[Entries with chart source code]
## begin

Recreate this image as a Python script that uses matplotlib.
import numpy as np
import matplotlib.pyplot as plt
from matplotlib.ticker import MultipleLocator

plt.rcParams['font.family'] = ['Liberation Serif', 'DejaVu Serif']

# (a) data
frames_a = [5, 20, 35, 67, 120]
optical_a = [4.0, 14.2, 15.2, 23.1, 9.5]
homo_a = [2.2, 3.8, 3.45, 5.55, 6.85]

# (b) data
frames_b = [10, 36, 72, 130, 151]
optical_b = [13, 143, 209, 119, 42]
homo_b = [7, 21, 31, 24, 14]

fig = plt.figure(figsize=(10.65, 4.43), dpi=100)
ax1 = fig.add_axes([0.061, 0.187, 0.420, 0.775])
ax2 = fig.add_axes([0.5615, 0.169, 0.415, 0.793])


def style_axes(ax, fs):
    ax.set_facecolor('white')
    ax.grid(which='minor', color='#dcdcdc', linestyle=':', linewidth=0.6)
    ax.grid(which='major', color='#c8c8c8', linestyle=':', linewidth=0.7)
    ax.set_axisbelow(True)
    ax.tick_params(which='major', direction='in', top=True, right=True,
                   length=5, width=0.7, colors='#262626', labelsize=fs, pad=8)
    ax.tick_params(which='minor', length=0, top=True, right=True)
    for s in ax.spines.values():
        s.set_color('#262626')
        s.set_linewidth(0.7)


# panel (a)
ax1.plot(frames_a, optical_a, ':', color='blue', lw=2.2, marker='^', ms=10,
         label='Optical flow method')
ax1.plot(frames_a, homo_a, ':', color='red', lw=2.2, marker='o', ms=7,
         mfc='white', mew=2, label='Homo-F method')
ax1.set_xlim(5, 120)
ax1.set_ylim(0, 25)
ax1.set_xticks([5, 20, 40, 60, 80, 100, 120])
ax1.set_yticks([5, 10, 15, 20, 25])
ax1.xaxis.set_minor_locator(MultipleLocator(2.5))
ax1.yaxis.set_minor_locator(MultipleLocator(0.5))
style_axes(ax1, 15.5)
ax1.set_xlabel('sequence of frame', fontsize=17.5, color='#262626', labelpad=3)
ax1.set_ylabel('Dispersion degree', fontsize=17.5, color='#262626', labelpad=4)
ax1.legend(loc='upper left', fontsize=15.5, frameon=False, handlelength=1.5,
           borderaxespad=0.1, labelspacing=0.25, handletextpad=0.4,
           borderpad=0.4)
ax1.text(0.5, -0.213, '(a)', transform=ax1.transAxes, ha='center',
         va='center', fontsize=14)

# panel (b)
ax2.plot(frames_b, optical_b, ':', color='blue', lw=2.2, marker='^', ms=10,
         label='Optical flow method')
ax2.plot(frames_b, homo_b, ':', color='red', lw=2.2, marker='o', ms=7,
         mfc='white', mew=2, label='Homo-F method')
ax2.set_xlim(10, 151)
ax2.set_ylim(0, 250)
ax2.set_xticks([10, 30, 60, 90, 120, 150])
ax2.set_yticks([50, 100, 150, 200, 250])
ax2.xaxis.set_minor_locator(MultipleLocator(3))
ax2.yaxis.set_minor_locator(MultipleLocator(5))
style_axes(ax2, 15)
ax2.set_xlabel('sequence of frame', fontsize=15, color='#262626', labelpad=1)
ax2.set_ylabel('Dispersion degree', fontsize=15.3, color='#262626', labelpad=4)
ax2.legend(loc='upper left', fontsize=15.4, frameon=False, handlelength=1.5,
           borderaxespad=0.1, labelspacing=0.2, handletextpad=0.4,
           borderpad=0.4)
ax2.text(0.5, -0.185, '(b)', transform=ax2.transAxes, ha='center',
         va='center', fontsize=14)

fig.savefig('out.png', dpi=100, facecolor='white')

## end
## begin

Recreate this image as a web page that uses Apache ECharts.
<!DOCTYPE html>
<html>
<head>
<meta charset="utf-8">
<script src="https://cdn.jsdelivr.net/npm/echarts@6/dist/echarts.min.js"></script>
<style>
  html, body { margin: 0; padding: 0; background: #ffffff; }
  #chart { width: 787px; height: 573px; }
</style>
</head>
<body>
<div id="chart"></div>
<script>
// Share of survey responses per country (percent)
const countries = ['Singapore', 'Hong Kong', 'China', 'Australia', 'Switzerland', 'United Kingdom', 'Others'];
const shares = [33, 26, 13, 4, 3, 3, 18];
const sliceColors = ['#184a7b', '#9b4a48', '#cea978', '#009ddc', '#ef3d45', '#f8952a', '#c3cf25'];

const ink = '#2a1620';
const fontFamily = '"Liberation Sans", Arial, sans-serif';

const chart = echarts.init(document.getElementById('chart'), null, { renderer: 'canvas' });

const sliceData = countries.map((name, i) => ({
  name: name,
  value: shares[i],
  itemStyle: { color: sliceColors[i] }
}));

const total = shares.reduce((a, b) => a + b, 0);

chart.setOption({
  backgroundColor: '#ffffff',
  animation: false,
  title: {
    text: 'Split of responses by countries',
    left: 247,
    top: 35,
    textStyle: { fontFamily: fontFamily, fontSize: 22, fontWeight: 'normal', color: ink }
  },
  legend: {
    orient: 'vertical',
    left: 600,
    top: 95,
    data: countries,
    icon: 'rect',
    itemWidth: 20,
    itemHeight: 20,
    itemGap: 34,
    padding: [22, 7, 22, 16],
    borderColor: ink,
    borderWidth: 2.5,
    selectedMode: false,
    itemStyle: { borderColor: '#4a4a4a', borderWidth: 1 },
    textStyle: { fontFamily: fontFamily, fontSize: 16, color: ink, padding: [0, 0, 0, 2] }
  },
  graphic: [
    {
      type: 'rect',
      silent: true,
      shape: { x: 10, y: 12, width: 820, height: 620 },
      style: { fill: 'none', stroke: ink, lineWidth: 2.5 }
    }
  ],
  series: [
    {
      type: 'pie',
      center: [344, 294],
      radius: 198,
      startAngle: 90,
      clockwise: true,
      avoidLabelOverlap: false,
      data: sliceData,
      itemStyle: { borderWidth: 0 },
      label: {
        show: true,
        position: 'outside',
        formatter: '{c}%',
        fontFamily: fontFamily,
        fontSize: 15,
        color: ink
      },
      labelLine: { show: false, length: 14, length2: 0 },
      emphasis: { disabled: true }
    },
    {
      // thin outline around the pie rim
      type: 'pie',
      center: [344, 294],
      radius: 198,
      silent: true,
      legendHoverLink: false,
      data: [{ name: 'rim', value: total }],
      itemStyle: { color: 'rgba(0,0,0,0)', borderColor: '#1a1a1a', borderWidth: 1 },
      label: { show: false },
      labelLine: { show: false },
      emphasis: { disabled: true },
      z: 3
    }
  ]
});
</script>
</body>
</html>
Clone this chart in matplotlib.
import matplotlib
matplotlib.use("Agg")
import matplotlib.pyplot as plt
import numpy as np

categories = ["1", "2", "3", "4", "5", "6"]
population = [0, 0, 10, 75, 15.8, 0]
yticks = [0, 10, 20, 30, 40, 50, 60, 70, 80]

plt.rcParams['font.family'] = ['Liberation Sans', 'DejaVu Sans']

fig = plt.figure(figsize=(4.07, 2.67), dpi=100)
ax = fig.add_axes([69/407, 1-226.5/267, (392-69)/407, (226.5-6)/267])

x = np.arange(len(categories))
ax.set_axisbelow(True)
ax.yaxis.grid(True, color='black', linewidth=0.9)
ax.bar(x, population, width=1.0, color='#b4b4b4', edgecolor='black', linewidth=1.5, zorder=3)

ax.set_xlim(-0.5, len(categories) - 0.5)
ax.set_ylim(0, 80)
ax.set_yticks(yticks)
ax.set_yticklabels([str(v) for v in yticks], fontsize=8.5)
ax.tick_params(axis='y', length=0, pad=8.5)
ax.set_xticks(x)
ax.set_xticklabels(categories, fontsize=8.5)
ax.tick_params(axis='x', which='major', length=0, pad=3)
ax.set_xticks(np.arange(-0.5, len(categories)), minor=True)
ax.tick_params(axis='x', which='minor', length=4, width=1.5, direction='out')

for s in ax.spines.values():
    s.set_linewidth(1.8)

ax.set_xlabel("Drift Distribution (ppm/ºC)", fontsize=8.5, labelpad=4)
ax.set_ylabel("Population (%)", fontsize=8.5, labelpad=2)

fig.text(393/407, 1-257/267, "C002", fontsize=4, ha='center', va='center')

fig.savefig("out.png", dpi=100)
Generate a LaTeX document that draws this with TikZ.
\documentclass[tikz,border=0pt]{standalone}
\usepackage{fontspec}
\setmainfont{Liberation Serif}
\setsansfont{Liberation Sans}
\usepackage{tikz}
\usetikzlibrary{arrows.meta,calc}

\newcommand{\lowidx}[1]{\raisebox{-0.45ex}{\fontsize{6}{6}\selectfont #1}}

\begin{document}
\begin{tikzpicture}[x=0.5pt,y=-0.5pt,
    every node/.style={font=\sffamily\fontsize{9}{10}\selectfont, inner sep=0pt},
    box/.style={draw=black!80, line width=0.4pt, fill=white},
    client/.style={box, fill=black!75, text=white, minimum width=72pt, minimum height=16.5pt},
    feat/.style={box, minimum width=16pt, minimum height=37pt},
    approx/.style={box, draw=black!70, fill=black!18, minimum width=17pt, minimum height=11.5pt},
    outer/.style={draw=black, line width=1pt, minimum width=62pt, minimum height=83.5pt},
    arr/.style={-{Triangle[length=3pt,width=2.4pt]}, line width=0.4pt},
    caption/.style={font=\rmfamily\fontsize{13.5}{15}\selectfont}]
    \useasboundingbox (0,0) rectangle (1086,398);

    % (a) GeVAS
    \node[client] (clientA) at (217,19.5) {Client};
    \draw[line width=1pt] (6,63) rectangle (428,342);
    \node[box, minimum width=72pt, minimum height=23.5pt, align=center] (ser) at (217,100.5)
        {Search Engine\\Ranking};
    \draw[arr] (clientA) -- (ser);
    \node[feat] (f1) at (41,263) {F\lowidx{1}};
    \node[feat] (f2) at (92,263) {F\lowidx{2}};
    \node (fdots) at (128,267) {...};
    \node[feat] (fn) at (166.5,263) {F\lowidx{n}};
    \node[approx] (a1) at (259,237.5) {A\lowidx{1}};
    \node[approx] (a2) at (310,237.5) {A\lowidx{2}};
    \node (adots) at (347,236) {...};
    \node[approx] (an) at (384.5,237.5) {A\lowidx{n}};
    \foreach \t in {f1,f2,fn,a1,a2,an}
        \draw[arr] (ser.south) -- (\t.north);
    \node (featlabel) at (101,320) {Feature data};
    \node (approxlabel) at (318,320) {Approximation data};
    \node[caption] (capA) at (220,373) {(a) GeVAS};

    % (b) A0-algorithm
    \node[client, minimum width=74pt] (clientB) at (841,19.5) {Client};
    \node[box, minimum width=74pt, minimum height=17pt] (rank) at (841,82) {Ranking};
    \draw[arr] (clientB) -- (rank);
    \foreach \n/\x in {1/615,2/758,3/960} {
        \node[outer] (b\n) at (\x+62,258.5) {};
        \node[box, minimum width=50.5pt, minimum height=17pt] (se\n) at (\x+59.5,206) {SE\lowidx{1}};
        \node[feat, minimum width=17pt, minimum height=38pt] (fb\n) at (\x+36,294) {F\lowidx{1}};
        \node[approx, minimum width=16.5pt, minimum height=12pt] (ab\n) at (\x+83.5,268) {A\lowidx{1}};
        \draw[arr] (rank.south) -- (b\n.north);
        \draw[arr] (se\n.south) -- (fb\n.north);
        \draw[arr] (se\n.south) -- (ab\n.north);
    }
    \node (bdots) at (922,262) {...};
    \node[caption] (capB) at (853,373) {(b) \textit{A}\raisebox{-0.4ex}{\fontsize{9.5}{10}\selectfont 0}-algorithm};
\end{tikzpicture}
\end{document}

## end

§ **The task**:
Give back exactly the lines running from the line that contains "Recreate this image as a Python" through the line that contains "plt.rcParams['font.family'] = ['Liberation Serif', 'DejaVu", and nothing outside them.

§ **Task response**:
Recreate this image as a Python script that uses matplotlib.
import numpy as np
import matplotlib.pyplot as plt
from matplotlib.ticker import MultipleLocator

plt.rcParams['font.family'] = ['Liberation Serif', 'DejaVu Serif']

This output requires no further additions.